Clojure: flattening key paths


This article will cover how to flatten the nested key paths of a map in Clojure; turning a nested map like {:a {:b {:c {:d 1} :e 2}}} into a flat map like {:a-b-c-d 1 :a-b-e 2}.

Flattening key paths recursively

We map over the key value pairs of the top level map. If we encounter a map? that is not-empty, we conj the current key onto a vector, thus gradually building a path and then call flatten-paths recursively. If we encounter anything else, we take the current path and turn it into a single key:

(defn flatten-paths
  ([m separator]
   (flatten-paths m separator []))
  ([m separator path]
   (->> (map (fn [[k v]]
               (if (and (map? v) (not-empty v))
                 (flatten-paths v separator (conj path k))
                 [(->> (conj path k)
                       (map name)
                       (clojure.string/join separator)
                       keyword) v]))
             m)
        (into {}))))

This works for shallow maps:

(flatten-paths {:a {:b {:c {:d 1}
                        :e 2}}
                :f 3}
                "-")

=> {:a-b-c-d 1, :a-b-e 2, :f 3}

But does it work with deeply nested maps? To check this we first need to write a function create-n-nested-map that will create a deeply nested map:

(defn create-n-nested-map [n]
  (assoc-in {} (repeat n :a) {}))

And a harness find-when-overflow-occurs to tell us roughly at what depth we get a StackOverflowError:

(defn find-when-overflow-occurs [f n]
  (if (try
        (f n)
        (catch StackOverflowError e
          false))
    (recur f (inc n))
    n))

(find-when-overflow-occurs
          (flatten-paths (create-n-nested-map n) "-")
          0)

=> 599

On my machine I get a stack overflow at a depth of 600. In practice, you are unlikely to encounter a map that is this deeply nested. However, lets see if we can refactor flatten-paths to use the sequence abstraction so that it can handle deeper maps.

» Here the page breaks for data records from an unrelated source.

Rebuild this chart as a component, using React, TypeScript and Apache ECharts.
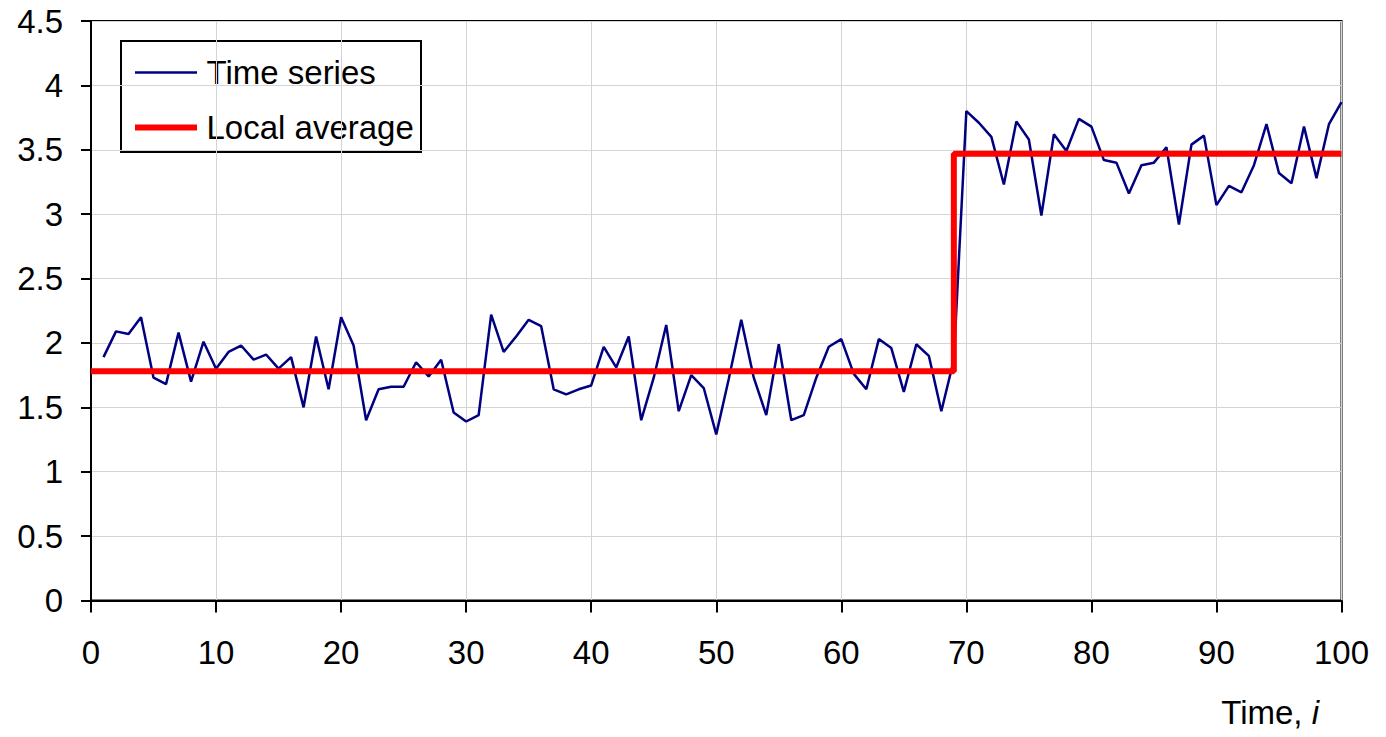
import React, { useEffect, useRef } from "react";
import * as echarts from "echarts";

// Time index i = 1..100 and observed values
const timeSeries: number[] = [
  1.89, 2.09, 2.07, 2.2, 1.73, 1.68, 2.08, 1.7, 2.01, 1.8,
  1.93, 1.98, 1.87, 1.91, 1.8, 1.89, 1.5, 2.05, 1.64, 2.2,
  1.98, 1.4, 1.64, 1.66, 1.66, 1.85, 1.74, 1.87, 1.46, 1.39,
  1.44, 2.22, 1.93, 2.05, 2.18, 2.13, 1.64, 1.6, 1.64, 1.67,
  1.97, 1.81, 2.05, 1.4, 1.73, 2.14, 1.47, 1.75, 1.65, 1.29,
  1.72, 2.18, 1.73, 1.44, 1.99, 1.4, 1.44, 1.73, 1.97, 2.03,
  1.76, 1.64, 2.03, 1.96, 1.62, 1.99, 1.9, 1.47, 1.87, 3.8,
  3.71, 3.6, 3.23, 3.72, 3.58, 2.99, 3.62, 3.49, 3.74, 3.68,
  3.42, 3.4, 3.16, 3.38, 3.4, 3.52, 2.92, 3.54, 3.61, 3.07,
  3.22, 3.17, 3.38, 3.7, 3.32, 3.24, 3.68, 3.28, 3.7, 3.87,
];
const firstIndex = 1;

// Local average: piecewise constant, breakpoints
const localAvgX: number[] = [0, 69, 69, 100];
const localAvgY: number[] = [1.78, 1.78, 3.47, 3.47];

const seriesNames = ["Time series", "Local average"];
const seriesColors = ["#000080", "#ff0000"];
const seriesWidths = [2.5, 6];

const xTicks = { min: 0, max: 100, interval: 10 };
const yTicks = { min: 0, max: 4.5, interval: 0.5 };

const FONT = "Liberation Sans, Arial, sans-serif";
const FS = 33;

export default function App() {
  const ref = useRef<HTMLDivElement>(null);
  useEffect(() => {
    if (!ref.current) return;
    const chart = echarts.init(ref.current, undefined, { renderer: "svg" });
    const tsData = timeSeries.map((v, k) => [firstIndex + k, v]);
    const avgData = localAvgX.map((x, k) => [x, localAvgY[k]]);

    // Legend drawn as graphic (box + line samples + labels)
    const legendX = 121;
    const legendY = 41;
    const rowY = [72.5, 127.5];
    const legendChildren: any[] = [
      {
        type: "rect",
        shape: { x: legendX, y: legendY, width: 300, height: 111 },
        style: { fill: "#fff", stroke: "#000", lineWidth: 2 },
      },
    ];
    seriesNames.forEach((name, k) => {
      legendChildren.push({
        type: "line",
        shape: { x1: 135, y1: rowY[k], x2: 197, y2: rowY[k] },
        style: { stroke: seriesColors[k], lineWidth: seriesWidths[k] },
      });
      legendChildren.push({
        type: "text",
        x: 206.5,
        y: rowY[k],
        style: {
          text: name,
          align: "left",
          verticalAlign: "middle",
          fontSize: FS,
          fontFamily: FONT,
          fill: "#000",
        },
      });
    });

    chart.setOption({
      animation: false,
      backgroundColor: "#ffffff",
      textStyle: { fontFamily: FONT },
      grid: {
        left: 91,
        top: 21,
        width: 1250.5,
        height: 579.5,
        show: true,
        borderColor: "#000",
        borderWidth: 2,
        containLabel: false,
      },
      xAxis: {
        type: "value",
        min: xTicks.min,
        max: xTicks.max,
        interval: xTicks.interval,
        axisLine: { show: true, lineStyle: { color: "#000", width: 2 }, onZero: false },
        axisTick: { show: true, length: 12, inside: false, lineStyle: { color: "#000", width: 2 } },
        axisLabel: { fontSize: FS, color: "#000", margin: 35, fontFamily: FONT },
        splitLine: { show: true, lineStyle: { color: "#d4d4d4", width: 1 } },
      },
      yAxis: {
        type: "value",
        min: yTicks.min,
        max: yTicks.max,
        interval: yTicks.interval,
        axisLine: { show: true, lineStyle: { color: "#000", width: 2 } },
        axisTick: { show: true, length: 10, inside: false, lineStyle: { color: "#000", width: 2 } },
        axisLabel: { fontSize: FS, color: "#000", margin: 28, fontFamily: FONT },
        splitLine: { show: true, lineStyle: { color: "#d4d4d4", width: 1 } },
      },
      graphic: [
        { type: "group", z: 100, children: legendChildren },
        {
          type: "text",
          x: 1319,
          y: 712,
          style: {
            text: "Time, {it|i}",
            align: "right",
            verticalAlign: "middle",
            fontSize: FS,
            fontFamily: FONT,
            fill: "#000",
            rich: {
              it: { fontStyle: "italic", fontSize: FS, fontFamily: FONT, fill: "#000" },
            },
          },
        },
      ],
      series: [
        {
          name: seriesNames[0],
          type: "line",
          data: tsData,
          symbol: "none",
          showSymbol: false,
          lineStyle: { color: seriesColors[0], width: seriesWidths[0] },
          itemStyle: { color: seriesColors[0] },
          z: 2,
        },
        {
          name: seriesNames[1],
          type: "line",
          data: avgData,
          symbol: "none",
          showSymbol: false,
          lineStyle: { color: seriesColors[1], width: seriesWidths[1] },
          itemStyle: { color: seriesColors[1] },
          z: 3,
        },
      ],
    });
    return () => chart.dispose();
  }, []);
  return (
    <div
      ref={ref}
      style={{ position: "absolute", left: 0, top: 0, width: 1386, height: 737 }}
    />
  );
}
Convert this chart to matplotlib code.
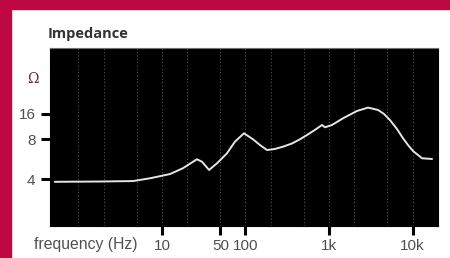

Flattening key paths with lazy-seq

The lazy-seq takes a body of expressions that returns an ISeq or nil and yields a Seqable object that will invoke the body only the first time seq is called. It will cache the result and return it on all subsequent seq calls. The caching of the body is what allows the lazy-seq macro to call itself recursively without consuming more stackframes the way a normal recursive call would.

We use lazy-seq to define a function that recursively builds a list of the flattened key paths. The use of (when-let [[x & xs] (seq s)] ...) is a common pattern when building lazy sequences, allowing you to apply a function to the head of the sequence and then call it recursively on the tail. It's also worth noting that to combine the output of the head and the tail operations we use into (strict) rather than concat (lazy). For more details check out this article.

(defn flatten-paths [m separator]
    (letfn [(flatten-paths [m separator path]
              (lazy-seq
               (when-let [[[k v] & xs] (seq m)]
                 (cond (and (map? v) (not-empty v))
                       (into (flatten-paths v separator (conj path k))
                             (flatten-paths xs separator path))
                       :else
                       (cons [(->> (conj path k)
                                   (map name)
                                   (clojure.string/join separator)
                                   keyword) v]
                             (flatten-paths xs separator path))))))]
      (into {} (flatten-paths m separator []))))

(flatten-paths (create-n-nested-map 1000000) "-")

=>
Execution error (StackOverflowError) at user/flatten-paths...

But for some reason we are still getting a StackOverflowError. Maybe it's our create-n-nested-map function that's the culprit?

(find-when-overflow-occurs
 create-n-nested-map
 0)

=> 5889

Interesting... so assoc-in seems to be the cause. I guess this highlights just how unlikely you are to encounter such ridiculously nested maps. Let's rewrite create-n-nested-map to build the map from the inside out with reduce rather than outside in with assoc-in.

(defn create-n-nested-map [n]
  (reduce (fn [acc _] {:a acc}) {} (range n)))

Let's see if that works. Warning! The output is quite large and will flood your repl.

(flatten-paths (create-n-nested-map 1000000) "-")

=> {:a-a-a-a-a-a... {}}

Rejoice! We can now flatten the key paths of ridiculously deeply nested maps.

This concludes this guide to flattening key paths in Clojure.